Ana: I CAN’T FOLD LAUNDRY.  I CAN’T I CAN’T I CAN’T.  IT’S TOO HARD.  IT’S KILLING ME.

Elliott: WHERE’S MY PENCIL?!??  IT WAS RIGHT HERE AND IT’S GONE AND SOMEONE STOLE IT!!!  WHO TOOK IT?  ANA YOU TOOK MY PENCIL oh here it is under my paper.

Evie: NOBODY IS LISTENING TO ME HEY GUYS HEY HEY I NEED TO TELL YOU SOMETHING WHY DOES NO ONE EVER LISTEN TO ME WAAAAHHHHHH?!?

Ana: THERE’S SOMETHING IN THE WOODS WITH RED EYES STARING AT US WE HAVE TO CLOSE ALL THE CURTAINS AND I’M GOING TO NEED TO SLEEP ON TOP OF YOU UNTIL I’M EIGHTEEN.

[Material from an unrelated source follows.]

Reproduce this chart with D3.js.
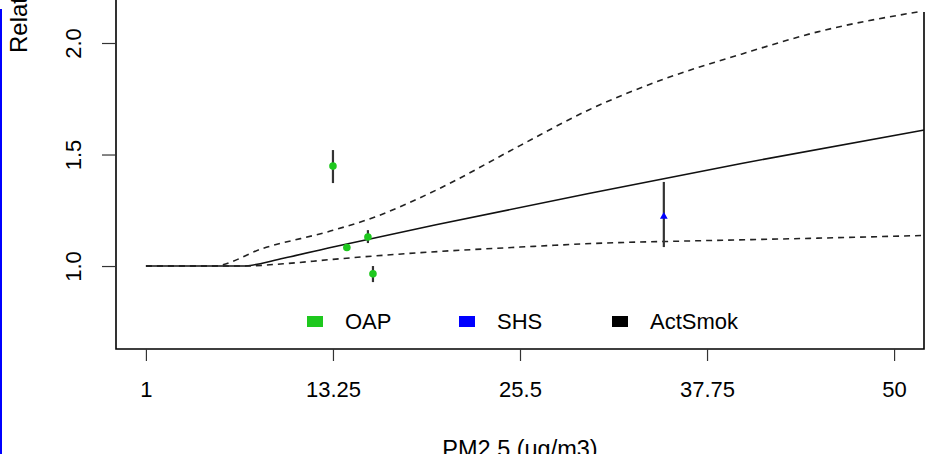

Elliott: I LOST MY MINECRAFT GAME.  I FORGOT TO SAVE IT AND IT’S GONE IT’S GONE IT’S GONE FOREVER I AM UNDONE EVERYTHING IS BAD.

Evie: I. DON’T. WANT. TO. HAVE. A. QUIET. TIME.  NOOOOOOO!!!

Yes.  We should keep calm like all the memes tell us to.  We so should try that.

keepcalm-gest

You know the only time I don’t overreact?  When something is actually really serious.  If something life-threatening or super-important occurs, I turn into Wash from Firefly when he’s flying.  “I’m a leaf on the wind.”  If I’m calm, you know something big is going down.  But otherwise, expect So Many Words and Talking With Our Hands.

Give it up for overdramatic families.  Where there are big reactions, there is big love, or at least that’s what we’ll tell ourselves.